**Extracted data entries**
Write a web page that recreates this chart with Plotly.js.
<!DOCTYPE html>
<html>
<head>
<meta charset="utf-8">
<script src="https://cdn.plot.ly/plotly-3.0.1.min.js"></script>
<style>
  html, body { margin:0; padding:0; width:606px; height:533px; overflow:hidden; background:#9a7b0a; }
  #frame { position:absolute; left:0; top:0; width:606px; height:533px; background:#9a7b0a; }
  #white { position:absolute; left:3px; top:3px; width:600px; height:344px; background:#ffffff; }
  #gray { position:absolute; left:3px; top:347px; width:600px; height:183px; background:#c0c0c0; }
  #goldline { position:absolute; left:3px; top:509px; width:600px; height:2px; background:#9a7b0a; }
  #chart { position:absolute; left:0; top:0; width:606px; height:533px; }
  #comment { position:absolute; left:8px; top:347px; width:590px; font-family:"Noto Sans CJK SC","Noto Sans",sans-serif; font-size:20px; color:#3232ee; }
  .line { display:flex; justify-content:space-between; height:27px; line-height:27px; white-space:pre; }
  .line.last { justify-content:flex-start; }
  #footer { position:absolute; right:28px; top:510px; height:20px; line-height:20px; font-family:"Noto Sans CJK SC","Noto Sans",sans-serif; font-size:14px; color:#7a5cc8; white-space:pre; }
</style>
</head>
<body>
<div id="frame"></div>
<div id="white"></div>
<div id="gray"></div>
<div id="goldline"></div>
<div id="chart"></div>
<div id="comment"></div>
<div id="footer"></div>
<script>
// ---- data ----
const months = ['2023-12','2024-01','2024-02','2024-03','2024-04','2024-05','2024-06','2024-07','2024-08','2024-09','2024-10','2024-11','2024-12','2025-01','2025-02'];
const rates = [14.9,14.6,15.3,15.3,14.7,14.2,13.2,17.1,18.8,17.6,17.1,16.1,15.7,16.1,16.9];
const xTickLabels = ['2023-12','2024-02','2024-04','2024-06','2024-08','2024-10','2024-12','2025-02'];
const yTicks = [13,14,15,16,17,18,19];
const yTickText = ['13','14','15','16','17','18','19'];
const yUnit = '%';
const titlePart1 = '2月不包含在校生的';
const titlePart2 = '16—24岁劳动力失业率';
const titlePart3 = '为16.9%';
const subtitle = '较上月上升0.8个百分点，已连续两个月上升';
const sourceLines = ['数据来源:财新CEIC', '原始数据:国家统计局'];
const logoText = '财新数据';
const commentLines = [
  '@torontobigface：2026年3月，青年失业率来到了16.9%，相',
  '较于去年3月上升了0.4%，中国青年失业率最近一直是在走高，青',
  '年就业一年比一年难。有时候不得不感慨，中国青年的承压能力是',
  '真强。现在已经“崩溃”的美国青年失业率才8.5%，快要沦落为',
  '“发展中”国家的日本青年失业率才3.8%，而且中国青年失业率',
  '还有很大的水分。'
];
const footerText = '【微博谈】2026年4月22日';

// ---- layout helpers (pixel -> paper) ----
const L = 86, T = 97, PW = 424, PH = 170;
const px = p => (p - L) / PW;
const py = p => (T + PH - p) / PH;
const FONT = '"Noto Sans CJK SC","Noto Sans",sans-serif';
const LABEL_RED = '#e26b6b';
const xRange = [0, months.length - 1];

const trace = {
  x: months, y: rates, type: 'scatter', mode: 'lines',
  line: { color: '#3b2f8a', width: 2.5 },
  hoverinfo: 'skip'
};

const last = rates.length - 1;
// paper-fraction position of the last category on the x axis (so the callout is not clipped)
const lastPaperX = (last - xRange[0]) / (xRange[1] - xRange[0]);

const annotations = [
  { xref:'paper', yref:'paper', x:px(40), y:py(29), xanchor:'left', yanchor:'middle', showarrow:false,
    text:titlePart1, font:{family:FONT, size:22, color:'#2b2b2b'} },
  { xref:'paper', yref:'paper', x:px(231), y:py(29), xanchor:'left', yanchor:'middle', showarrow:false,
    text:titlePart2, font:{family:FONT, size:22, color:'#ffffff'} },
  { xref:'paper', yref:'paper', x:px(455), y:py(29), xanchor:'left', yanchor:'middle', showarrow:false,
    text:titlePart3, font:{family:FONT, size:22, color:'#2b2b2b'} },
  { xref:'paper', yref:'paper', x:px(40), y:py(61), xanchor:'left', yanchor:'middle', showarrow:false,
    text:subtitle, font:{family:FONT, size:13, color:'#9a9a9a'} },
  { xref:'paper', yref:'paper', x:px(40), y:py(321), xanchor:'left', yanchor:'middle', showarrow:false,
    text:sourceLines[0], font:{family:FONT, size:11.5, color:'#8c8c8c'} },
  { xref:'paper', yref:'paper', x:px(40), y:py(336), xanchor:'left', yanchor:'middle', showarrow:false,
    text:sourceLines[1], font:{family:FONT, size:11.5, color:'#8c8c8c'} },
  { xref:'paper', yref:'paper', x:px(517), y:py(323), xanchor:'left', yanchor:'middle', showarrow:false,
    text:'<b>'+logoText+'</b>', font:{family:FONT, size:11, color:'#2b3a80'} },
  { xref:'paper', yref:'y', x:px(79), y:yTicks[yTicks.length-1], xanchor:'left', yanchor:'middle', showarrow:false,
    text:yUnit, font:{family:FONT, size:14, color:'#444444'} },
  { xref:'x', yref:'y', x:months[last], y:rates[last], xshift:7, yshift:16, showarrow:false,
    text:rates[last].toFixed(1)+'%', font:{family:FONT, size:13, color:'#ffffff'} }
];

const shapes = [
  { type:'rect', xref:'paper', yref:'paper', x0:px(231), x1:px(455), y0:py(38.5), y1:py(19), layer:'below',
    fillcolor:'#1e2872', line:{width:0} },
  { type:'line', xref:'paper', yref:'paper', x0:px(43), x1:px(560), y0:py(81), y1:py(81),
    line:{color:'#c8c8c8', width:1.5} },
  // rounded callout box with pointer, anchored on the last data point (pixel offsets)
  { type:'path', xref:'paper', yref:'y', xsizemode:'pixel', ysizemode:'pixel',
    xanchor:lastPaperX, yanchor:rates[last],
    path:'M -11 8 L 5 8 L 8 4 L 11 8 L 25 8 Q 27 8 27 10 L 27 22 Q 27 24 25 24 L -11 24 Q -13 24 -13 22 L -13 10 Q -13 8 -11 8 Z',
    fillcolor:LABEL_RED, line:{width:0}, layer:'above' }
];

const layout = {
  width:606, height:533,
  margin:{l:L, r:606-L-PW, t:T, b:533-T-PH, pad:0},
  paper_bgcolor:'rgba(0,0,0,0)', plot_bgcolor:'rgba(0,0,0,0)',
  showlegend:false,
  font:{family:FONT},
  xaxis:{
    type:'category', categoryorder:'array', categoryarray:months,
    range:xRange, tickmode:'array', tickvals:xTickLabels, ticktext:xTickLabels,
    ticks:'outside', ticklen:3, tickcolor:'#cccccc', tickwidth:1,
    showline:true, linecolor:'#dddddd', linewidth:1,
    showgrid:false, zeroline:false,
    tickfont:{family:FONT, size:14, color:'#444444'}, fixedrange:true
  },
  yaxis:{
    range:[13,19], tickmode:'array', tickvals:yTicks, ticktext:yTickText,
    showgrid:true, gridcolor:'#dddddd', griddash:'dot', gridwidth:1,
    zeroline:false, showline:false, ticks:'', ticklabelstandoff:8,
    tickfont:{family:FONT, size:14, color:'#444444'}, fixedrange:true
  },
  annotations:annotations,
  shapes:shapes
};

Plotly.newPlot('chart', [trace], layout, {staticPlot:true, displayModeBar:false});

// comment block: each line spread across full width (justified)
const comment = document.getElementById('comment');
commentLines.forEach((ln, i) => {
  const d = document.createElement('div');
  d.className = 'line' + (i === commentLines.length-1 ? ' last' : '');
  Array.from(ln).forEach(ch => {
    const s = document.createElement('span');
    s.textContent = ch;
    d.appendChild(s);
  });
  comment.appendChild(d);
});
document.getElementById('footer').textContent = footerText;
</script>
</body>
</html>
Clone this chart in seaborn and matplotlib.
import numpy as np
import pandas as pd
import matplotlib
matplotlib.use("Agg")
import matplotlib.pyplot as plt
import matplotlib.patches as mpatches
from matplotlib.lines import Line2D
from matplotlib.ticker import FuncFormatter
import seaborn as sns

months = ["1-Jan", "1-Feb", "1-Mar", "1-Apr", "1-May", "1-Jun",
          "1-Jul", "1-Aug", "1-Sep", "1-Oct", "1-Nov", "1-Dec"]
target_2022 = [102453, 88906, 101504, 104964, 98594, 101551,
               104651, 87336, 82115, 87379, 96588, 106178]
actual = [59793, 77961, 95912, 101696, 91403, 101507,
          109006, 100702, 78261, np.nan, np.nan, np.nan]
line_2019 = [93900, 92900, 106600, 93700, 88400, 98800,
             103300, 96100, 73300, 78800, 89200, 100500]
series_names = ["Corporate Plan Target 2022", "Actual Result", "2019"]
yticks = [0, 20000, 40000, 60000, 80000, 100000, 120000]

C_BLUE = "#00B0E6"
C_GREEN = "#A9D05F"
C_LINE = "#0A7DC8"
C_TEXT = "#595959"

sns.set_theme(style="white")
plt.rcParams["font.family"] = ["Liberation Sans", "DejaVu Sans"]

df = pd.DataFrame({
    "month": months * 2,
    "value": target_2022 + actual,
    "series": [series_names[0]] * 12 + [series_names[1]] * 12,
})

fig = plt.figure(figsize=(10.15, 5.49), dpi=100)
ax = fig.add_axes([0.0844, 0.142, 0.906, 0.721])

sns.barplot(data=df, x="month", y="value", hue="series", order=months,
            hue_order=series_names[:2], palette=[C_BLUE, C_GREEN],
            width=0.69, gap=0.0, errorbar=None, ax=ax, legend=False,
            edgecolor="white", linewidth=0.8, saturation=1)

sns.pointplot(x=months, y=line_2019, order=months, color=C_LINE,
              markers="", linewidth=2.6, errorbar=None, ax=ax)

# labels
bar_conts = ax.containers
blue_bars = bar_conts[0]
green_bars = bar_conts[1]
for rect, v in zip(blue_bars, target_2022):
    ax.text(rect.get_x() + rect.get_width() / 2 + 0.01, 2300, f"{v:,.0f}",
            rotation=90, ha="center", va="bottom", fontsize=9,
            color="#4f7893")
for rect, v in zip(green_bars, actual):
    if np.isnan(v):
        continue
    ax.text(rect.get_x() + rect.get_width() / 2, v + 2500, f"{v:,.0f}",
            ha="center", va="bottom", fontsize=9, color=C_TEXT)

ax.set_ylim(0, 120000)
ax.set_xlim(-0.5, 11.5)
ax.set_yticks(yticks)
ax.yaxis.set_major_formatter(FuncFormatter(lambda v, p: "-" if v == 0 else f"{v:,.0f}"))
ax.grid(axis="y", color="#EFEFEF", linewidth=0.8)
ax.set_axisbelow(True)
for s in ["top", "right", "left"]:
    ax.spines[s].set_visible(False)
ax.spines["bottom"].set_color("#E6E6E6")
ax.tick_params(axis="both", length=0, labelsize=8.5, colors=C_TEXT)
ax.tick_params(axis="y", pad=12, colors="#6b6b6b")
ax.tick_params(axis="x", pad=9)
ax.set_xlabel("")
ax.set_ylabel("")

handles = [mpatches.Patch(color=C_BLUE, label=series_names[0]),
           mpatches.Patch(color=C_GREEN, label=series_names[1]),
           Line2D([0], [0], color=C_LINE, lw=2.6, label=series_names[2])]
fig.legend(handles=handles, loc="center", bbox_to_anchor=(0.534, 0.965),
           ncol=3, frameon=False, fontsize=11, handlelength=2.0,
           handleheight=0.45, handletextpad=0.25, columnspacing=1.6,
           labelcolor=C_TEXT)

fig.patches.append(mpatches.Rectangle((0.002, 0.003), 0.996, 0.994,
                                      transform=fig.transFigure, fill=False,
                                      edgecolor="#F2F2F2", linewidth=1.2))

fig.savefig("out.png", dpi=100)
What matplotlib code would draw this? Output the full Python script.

**Exercise objective**
Quote the lines that begin at the line containing "Clone this chart in seaborn and matplotlib." and end at the line containing "import seaborn as sns", keeping both of those lines.

**Task output**
Clone this chart in seaborn and matplotlib.
import numpy as np
import pandas as pd
import matplotlib
matplotlib.use("Agg")
import matplotlib.pyplot as plt
import matplotlib.patches as mpatches
from matplotlib.lines import Line2D
from matplotlib.ticker import FuncFormatter
import seaborn as sns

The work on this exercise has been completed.